Desire is a choice, not a given

This might be the most important thing I can say about desire. Leaders cannot force it into someone. You can help create conditions for it to be explored. You can help people connect to purpose within a team. You can role model it for yourself. But desire is ultimately a personal decision. People choose to care, choose to commit, choose to engage. Having no desire for something is a choice too! When connection to something is real, desire shows up on its own. When it’s missing, no amount of pressure will manufacture desire.

A word for those just starting their leadership journey. If you’re in your twenties or just starting your career, well, perhaps you’re still figuring out what drives you; that’s fine. Some of the most important lessons come from paths that lead nowhere. It is important to travel, try different work, start new roles, join new teams, volunteer, and fail at stuff. Your twenties are an important phase of your life where you explore who you are. Some things will be exciting and affirming to you. Other things will be a turn-off or disappointment. Both are useful. But be comfortable testing yourself and exploring what drives you. You don’t need to have it all figured out. You just need to stay honest with yourself about what’s giving you energy and what’s draining it. These are important feelings. They are telling you something and then keep adjusting accordingly. Where you have a passion for something that you find interesting and exciting, that is where you will ignite your desire!
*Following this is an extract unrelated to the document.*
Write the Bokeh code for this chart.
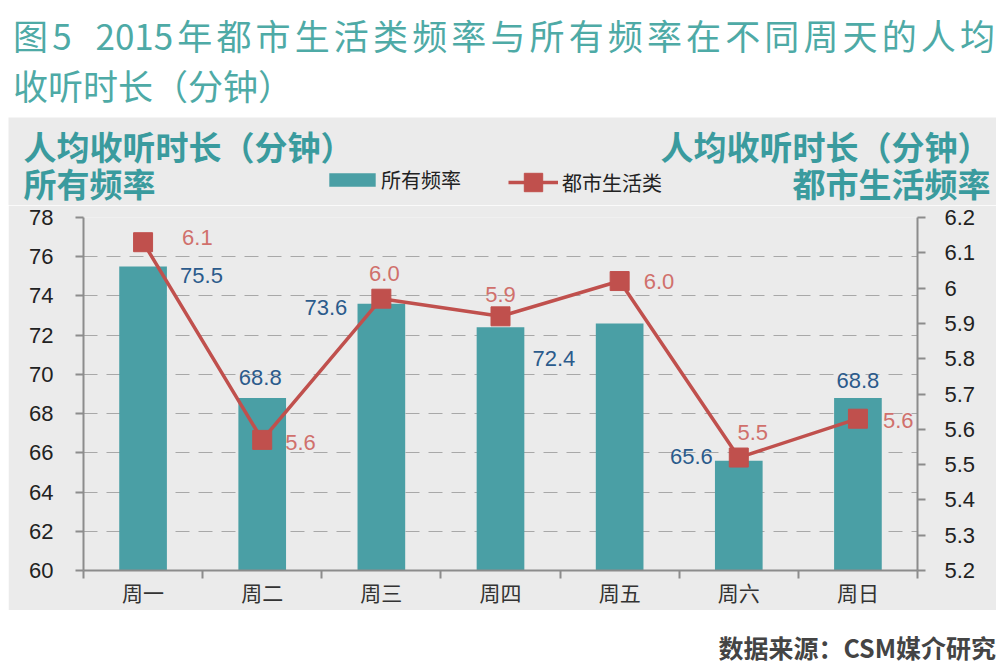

Fulfillment in life doesn’t happen by accident. It follows desire. But desire that lasts helps reveal your purpose and life passion. This will give you the energy to keep going when the going gets difficult. Just because you are good at something does not mean you have to follow it. But if you enjoy it, and you find it fun, rewarding, and interesting, then explore it and see where it leads.

Leadership Lesson

When people discover their purpose and pursue their passions, desire flourishes, and where desire flourishes, excellence and life fulfillment have a chance to follow. A leader’s role is to encourage and create the environment for the above to occur.